Il y a pourtant, au milieu de cette prospérité, quelques points noirs que nous ne devons pas dissimuler. D’abord tous nos professeurs de facultés se plaignent de la faiblesse toujours croissante des élèves qui leur arrivent tous les ans des lycées. Il est sûr que la décadence des études classiques dans les collèges entraîne des résultats très fâcheux pour nos universités. Si les élèves qui viennent en suivre les cours ne savent pas le latin, il faudra commencer par le leur apprendre, et le professeur, au lieu de leur donner une culture savante, sera bien forcé de leur enseigner le rudiment.
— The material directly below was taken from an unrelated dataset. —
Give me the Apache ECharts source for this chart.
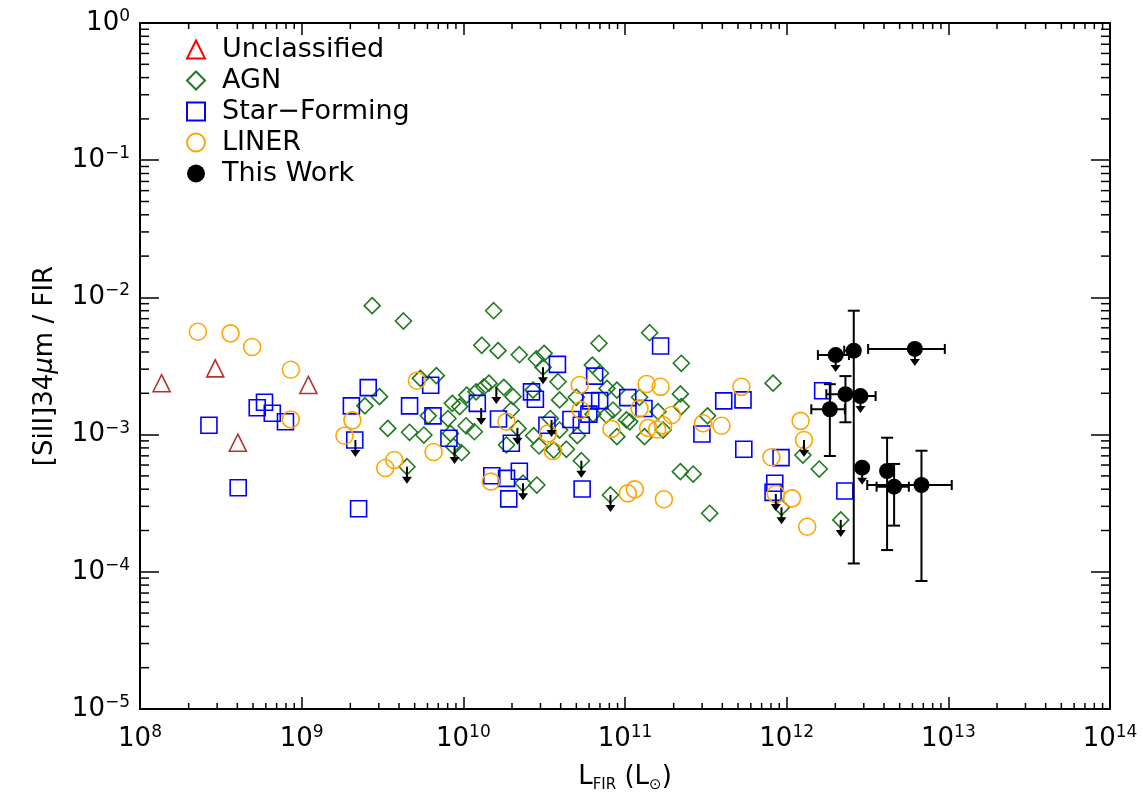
<!DOCTYPE html>
<html>
<head>
<meta charset="utf-8">
<title>[SiII]34um / FIR vs L_FIR</title>
<script src="https://cdn.jsdelivr.net/npm/echarts@6.0.0/dist/echarts.min.js"></script>
<style>
  html, body { margin: 0; padding: 0; background: #fff; }
  #chart { width: 1143px; height: 799px; }
</style>
</head>
<body>
<div id="chart"></div>
<script>
// points are [L_FIR (Lsun), [SiII]34um / FIR]
const unclassified = [
  [1.36e8, 2.37e-3], [2.92e8, 3.04e-3], [1.10e9, 2.30e-3], [4.03e8, 8.73e-4]
];

const agn = [
  [2.73e9, 8.71e-3], [4.26e9, 6.73e-3], [1.54e10, 8.00e-3], [1.30e10, 4.48e-3], [1.64e10, 4.09e-3], [2.22e10, 3.82e-3],
  [5.42e9, 2.57e-3], [6.81e9, 2.69e-3], [3.03e9, 1.89e-3], [2.46e9, 1.62e-3], [3.41e9, 1.11e-3], [4.65e9, 1.04e-3],
  [5.70e9, 9.93e-4], [6.07e9, 1.37e-3], [8.03e9, 1.31e-3], [8.55e9, 1.69e-3], [9.49e9, 1.60e-3], [1.05e10, 1.94e-3],
  [1.20e10, 2.05e-3], [1.34e10, 2.23e-3], [1.44e10, 2.37e-3], [1.78e10, 2.21e-3], [2.03e10, 1.89e-3], [1.98e10, 1.51e-3],
  [1.04e10, 1.16e-3], [1.17e10, 1.05e-3], [8.32e9, 1.02e-3], [8.71e9, 8.17e-4], [9.75e9, 7.38e-4], [2.18e10, 1.11e-3],
  [1.85e10, 8.40e-4], [4.48e9, 5.83e-4], [2.34e10, 4.42e-4], [2.83e10, 3.56e-3], [3.16e10, 3.91e-3], [3.11e10, 3.10e-3],
  [3.85e10, 2.43e-3], [2.70e10, 2.11e-3], [3.94e10, 1.79e-3], [5.00e10, 1.87e-3], [2.72e10, 9.82e-4], [2.94e10, 8.26e-4],
  [3.45e10, 1.31e-3], [3.94e10, 1.08e-3], [4.34e10, 7.82e-4], [3.62e10, 7.72e-4], [2.85e10, 4.29e-4], [5.07e10, 9.82e-4],
  [5.37e10, 6.45e-4], [1.42e11, 5.53e-3], [6.90e10, 4.63e-3], [2.23e11, 3.31e-3], [6.28e10, 3.21e-3], [7.05e10, 2.80e-3],
  [7.74e10, 2.17e-3], [8.91e10, 2.11e-3], [1.23e11, 1.87e-3], [2.20e11, 1.98e-3], [2.23e11, 1.60e-3], [1.60e11, 1.47e-3],
  [8.43e10, 1.51e-3], [7.67e10, 1.39e-3], [6.34e10, 1.41e-3], [1.02e11, 1.28e-3], [1.07e11, 1.24e-3], [1.72e11, 1.08e-3],
  [1.32e11, 9.66e-4], [8.91e10, 9.66e-4], [3.24e11, 1.37e-3], [2.20e11, 5.37e-4], [2.64e11, 5.16e-4], [8.13e10, 3.63e-4],
  [3.34e11, 2.67e-4], [8.24e11, 2.37e-3], [1.26e12, 7.10e-4], [1.59e12, 5.61e-4], [9.29e11, 2.95e-4], [2.16e12, 2.39e-4]
];

const starForming = [
  [2.67e8, 1.17e-3], [5.31e8, 1.57e-3], [5.89e8, 1.72e-3], [6.58e8, 1.43e-3], [7.94e8, 1.24e-3], [4.05e8, 4.10e-4],
  [2.03e9, 1.62e-3], [2.58e9, 2.20e-3], [2.13e9, 9.14e-4], [2.25e9, 2.88e-4], [4.65e9, 1.62e-3], [6.28e9, 2.29e-3],
  [6.49e9, 1.37e-3], [8.15e9, 9.40e-4], [1.22e10, 1.69e-3], [1.65e10, 1.30e-3], [1.98e10, 8.64e-4], [2.64e10, 2.05e-3],
  [2.79e10, 1.81e-3], [3.82e10, 3.25e-3], [3.29e10, 1.17e-3], [4.63e10, 1.29e-3], [1.50e10, 5.01e-4], [1.85e10, 4.80e-4],
  [2.22e10, 5.40e-4], [1.91e10, 3.40e-4], [5.43e10, 4.01e-4], [1.66e11, 4.42e-3], [6.49e10, 2.67e-3], [6.14e10, 1.76e-3],
  [6.97e10, 1.77e-3], [1.04e11, 1.86e-3], [1.31e11, 1.55e-3], [5.98e10, 1.41e-3], [5.37e10, 1.17e-3], [2.99e11, 1.01e-3],
  [4.08e11, 1.76e-3], [5.37e11, 1.79e-3], [5.43e11, 7.82e-4], [9.23e11, 6.79e-4], [8.44e11, 4.42e-4], [8.24e11, 3.79e-4],
  [1.67e12, 2.09e-3], [2.29e12, 3.88e-4]
];

const liner = [
  [2.28e8, 5.62e-3], [3.63e8, 5.47e-3], [4.94e8, 4.35e-3], [8.57e8, 2.97e-3], [8.57e8, 1.29e-3], [2.06e9, 1.27e-3],
  [1.84e9, 9.82e-4], [5.16e9, 2.47e-3], [3.29e9, 5.71e-4], [3.74e9, 6.53e-4], [6.55e9, 7.47e-4], [1.85e10, 1.24e-3],
  [1.48e10, 4.54e-4], [3.34e10, 1.02e-3], [3.58e10, 7.59e-4], [5.25e10, 2.30e-3], [1.36e11, 2.34e-3], [1.66e11, 2.23e-3],
  [5.25e11, 2.23e-3], [1.23e11, 1.55e-3], [5.32e10, 1.51e-3], [8.24e10, 1.10e-3], [1.39e11, 1.12e-3], [1.58e11, 1.09e-3],
  [1.72e11, 1.17e-3], [1.95e11, 1.39e-3], [3.04e11, 1.21e-3], [3.95e11, 1.16e-3], [1.04e11, 3.73e-4], [1.15e11, 3.99e-4],
  [1.74e11, 3.38e-4], [8.05e11, 6.84e-4], [8.57e11, 3.69e-4], [1.22e12, 1.26e-3], [1.28e12, 9.14e-4], [1.08e12, 3.43e-4],
  [1.34e12, 2.13e-4]
];

// this work, with error bars (null = no bar)
const thisWorkL     = [2.01e12, 2.60e12, 6.21e12, 2.31e12, 2.86e12, 1.85e12, 2.93e12, 4.18e12, 4.62e12, 6.82e12];
const thisWorkRatio = [3.80e-3, 4.09e-3, 4.21e-3, 1.97e-3, 1.91e-3, 1.53e-3, 5.74e-4, 5.43e-4, 4.17e-4, 4.29e-4];
const thisWorkLLo   = [1.56e12, 2.27e12, 3.19e12, 1.76e12, 2.35e12, 1.42e12, null, null, 3.60e12, 3.15e12];
const thisWorkLHi   = [2.43e12, 2.81e12, 9.51e12, 2.83e12, 3.55e12, 2.29e12, null, null, 5.70e12, 1.05e13];
const thisWorkRLo   = [null, 1.15e-4, null, 1.23e-3, null, 6.98e-4, null, 1.44e-4, 2.17e-4, 8.57e-5];
const thisWorkRHi   = [null, 8.00e-3, null, 2.67e-3, null, 2.33e-3, null, 9.49e-4, 6.11e-4, 7.63e-4];

// upper limits: a down arrow starts at each of these points
const upperLimits = [
  [2.15e9, 9.14e-4], [4.48e9, 5.83e-4], [8.83e9, 8.13e-4], [1.60e10, 2.22e-3], [1.29e10, 1.56e-3], [2.16e10, 1.12e-3],
  [3.11e10, 3.10e-3], [3.51e10, 1.28e-3], [2.34e10, 4.42e-4], [5.37e10, 6.45e-4], [8.13e10, 3.63e-4], [8.57e11, 3.69e-4],
  [1.28e12, 9.14e-4], [9.29e11, 2.95e-4], [2.16e12, 2.39e-4],
  [2.01e12, 3.80e-3], [6.21e12, 4.21e-3], [2.86e12, 1.91e-3], [2.93e12, 5.74e-4]
];

// axes
const xMin = 1e8, xMax = 1e14;
const yMin = 1e-5, yMax = 1;
const xDecades = [8, 9, 10, 11, 12, 13];
const yDecades = [-5, -4, -3, -2, -1];
const minorMantissas = [2, 3, 4, 5, 6, 7, 8, 9];
const xMinorTicks = xDecades.flatMap(d => minorMantissas.map(m => m * Math.pow(10, d)));
const yMinorTicks = yDecades.flatMap(d => minorMantissas.map(m => m * Math.pow(10, d)));

const font = 'DejaVu Sans';
const black = '#000';

const powLabel = v => {
  const e = Math.round(Math.log10(v));
  return '{b|10}{e|' + (e < 0 ? '\u2212' + (-e) : e) + '}';
};
const powRich = {
  b: { fontFamily: font, fontSize: 26, lineHeight: 30, color: black },
  e: { fontFamily: font, fontSize: 17, lineHeight: 17, verticalAlign: 'top', color: black }
};

function makeAxis(pos, isX, main) {
  return {
    type: 'log',
    position: pos,
    min: isX ? xMin : yMin,
    max: isX ? xMax : yMax,
    logBase: 10,
    splitLine: { show: false },
    axisLine: { show: true, lineStyle: { color: black, width: 2 } },
    axisTick: { show: true, inside: true, length: isX ? 12 : 19, lineStyle: { color: black, width: 1.5 } },
    axisLabel: main ? {
      show: true, margin: isX ? 15 : 10, formatter: powLabel, rich: powRich
    } : { show: false }
  };
}

const xAxes = [makeAxis('bottom', true, true), makeAxis('top', true, false)];
xAxes[0].name = '{l|L}{s|FIR}{l| (L}{s|\u2299}{l|)}';
xAxes[0].nameLocation = 'middle';
xAxes[0].nameGap = 52;
xAxes[0].nameTextStyle = {
  rich: {
    l: { fontFamily: font, fontSize: 26, lineHeight: 32, color: black },
    s: { fontFamily: font, fontSize: 15, lineHeight: 15, verticalAlign: 'bottom', color: black }
  }
};

const yAxes = [makeAxis('left', false, true), makeAxis('right', false, false)];
yAxes[0].name = '{t|[SiII]34}{mu|\u03bc}{t|m / FIR}';
yAxes[0].nameLocation = 'middle';
yAxes[0].nameRotate = 90;
yAxes[0].nameGap = 82;
yAxes[0].nameTextStyle = {
  rich: {
    t: { fontFamily: font, fontSize: 26, color: black },
    mu: { fontFamily: font, fontSize: 26, fontStyle: 'italic', color: black }
  }
};

function minorTickSeries(values, isX) {
  return {
    type: 'custom',
    silent: true,
    z: 1,
    data: values.map(v => (isX ? [v, 1e-3] : [1e10, v])),
    encode: { x: 0, y: 1 },
    renderItem: (params, api) => {
      const style = { stroke: black, lineWidth: 1.5 };
      if (isX) {
        const v = api.value(0);
        const b = api.coord([v, yMin]);
        const t = api.coord([v, yMax]);
        return {
          type: 'group',
          children: [
            { type: 'line', shape: { x1: b[0], y1: b[1], x2: b[0], y2: b[1] - 6 }, style },
            { type: 'line', shape: { x1: t[0], y1: t[1], x2: t[0], y2: t[1] + 6 }, style }
          ]
        };
      }
      const v = api.value(1);
      const l = api.coord([xMin, v]);
      const r = api.coord([xMax, v]);
      return {
        type: 'group',
        children: [
          { type: 'line', shape: { x1: l[0], y1: l[1], x2: l[0] + 9, y2: l[1] }, style },
          { type: 'line', shape: { x1: r[0], y1: r[1], x2: r[0] - 9, y2: r[1] }, style }
        ]
      };
    }
  };
}

function renderErrorBars(params, api) {
  const i = params.dataIndex;
  const c = api.coord([thisWorkL[i], thisWorkRatio[i]]);
  const style = { stroke: black, lineWidth: 2 };
  const children = [];
  if (thisWorkLLo[i] != null) {
    const a = api.coord([thisWorkLLo[i], thisWorkRatio[i]]);
    const b = api.coord([thisWorkLHi[i], thisWorkRatio[i]]);
    children.push({ type: 'line', shape: { x1: a[0], y1: c[1], x2: b[0], y2: c[1] }, style });
    children.push({ type: 'line', shape: { x1: a[0], y1: c[1] - 5, x2: a[0], y2: c[1] + 5 }, style });
    children.push({ type: 'line', shape: { x1: b[0], y1: c[1] - 5, x2: b[0], y2: c[1] + 5 }, style });
  }
  if (thisWorkRLo[i] != null) {
    const a = api.coord([thisWorkL[i], thisWorkRLo[i]]);
    const b = api.coord([thisWorkL[i], thisWorkRHi[i]]);
    children.push({ type: 'line', shape: { x1: c[0], y1: a[1], x2: c[0], y2: b[1] }, style });
    children.push({ type: 'line', shape: { x1: c[0] - 6, y1: a[1], x2: c[0] + 6, y2: a[1] }, style });
    children.push({ type: 'line', shape: { x1: c[0] - 6, y1: b[1], x2: c[0] + 6, y2: b[1] }, style });
  }
  return { type: 'group', children };
}

function renderArrow(params, api) {
  const c = api.coord([api.value(0), api.value(1)]);
  return {
    type: 'group',
    children: [
      { type: 'line', shape: { x1: c[0], y1: c[1], x2: c[0], y2: c[1] + 13 }, style: { stroke: black, lineWidth: 2 } },
      {
        type: 'polygon',
        shape: { points: [[c[0] - 5, c[1] + 10], [c[0] + 5, c[1] + 10], [c[0], c[1] + 17]] },
        style: { fill: black }
      }
    ]
  };
}

const openMarker = color => ({ color: 'transparent', borderColor: color, borderWidth: 1.6, opacity: 1 });

const chart = echarts.init(document.getElementById('chart'));
chart.setOption({
  animation: false,
  backgroundColor: '#fff',
  grid: { left: 140, right: 33, top: 23, bottom: 90, outerBoundsMode: 'none', containLabel: false },
  xAxis: xAxes,
  yAxis: yAxes,
  legend: {
    orient: 'vertical',
    left: 181,
    top: 31,
    itemGap: 4,
    itemWidth: 18,
    itemHeight: 18,
    selectedMode: false,
    textStyle: { fontFamily: font, fontSize: 27, lineHeight: 26, color: black, padding: [0, 0, 0, 12] },
    data: [
      { name: 'Unclassified', itemStyle: { borderColor: '#ff0000' } },
      'AGN', 'Star\u2212Forming', 'LINER', 'This Work'
    ]
  },
  series: [
    minorTickSeries(xMinorTicks, true),
    minorTickSeries(yMinorTicks, false),
    {
      name: 'Unclassified', type: 'scatter', data: unclassified, symbol: 'triangle', symbolSize: 17,
      itemStyle: openMarker('#b8302a'), z: 2
    },
    {
      name: 'AGN', type: 'scatter', data: agn, symbol: 'diamond', symbolSize: 16,
      itemStyle: openMarker('#1f7a1f'), z: 2
    },
    {
      name: 'Star\u2212Forming', type: 'scatter', data: starForming, symbol: 'rect', symbolSize: 16,
      itemStyle: openMarker('#0000ff'), z: 2
    },
    {
      name: 'LINER', type: 'scatter', data: liner, symbol: 'circle', symbolSize: 17,
      itemStyle: openMarker('#ffa500'), z: 2
    },
    {
      name: 'limits', type: 'custom', silent: true, z: 3,
      data: upperLimits, encode: { x: 0, y: 1 }, renderItem: renderArrow
    },
    {
      name: 'errors', type: 'custom', silent: true, z: 3,
      data: thisWorkL.map((l, i) => [l, thisWorkRatio[i]]), encode: { x: 0, y: 1 }, renderItem: renderErrorBars
    },
    {
      name: 'This Work', type: 'scatter', symbol: 'circle', symbolSize: 16, z: 4,
      data: thisWorkL.map((l, i) => [l, thisWorkRatio[i]]),
      itemStyle: { color: black, opacity: 1 }
    }
  ]
});
</script>
</body>
</html>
On comprend qu’il ne s’y résigne pas volontiers : malheureusement ce mal dont souffrent les universités, il ne leur appartient pas de le guérir. Elles sont solidaires sur ce point de l’enseignement secondaire et s’il ne se relève pas, il leur sera difficile de se soutenir. Voici un autre danger, moins grave peut-être, mais plus prochain. Le nombre des étudians s’étant fort accru dans nos facultés, elles ont naturellement décerné beaucoup plus de grades. Rien n’est plus légitime. Autrefois, dans les bonnes années, on faisait, en France, 60 licenciés es sciences et 80 licenciés es lettres. L’an dernier, il y a eu 300 licenciés es lettres et 360 licenciés es sciences. C’est à peine assez, si l’on songe aux 3,700 étudians qui suivent les leçons de nos professeurs, mais pour les besoins de

  1. Il est intéressant de voir ce que coûtait un boursier à cette époque. On lui donnait 600 livres par an pour sa subsistance, 50 livres pour les livres et instrumens et 100 livres pour le maître d’anatomie, les opérations et les bandages. Avec cette somme, ils étaient certainement aussi riches que les boursiers d’aujourd’hui.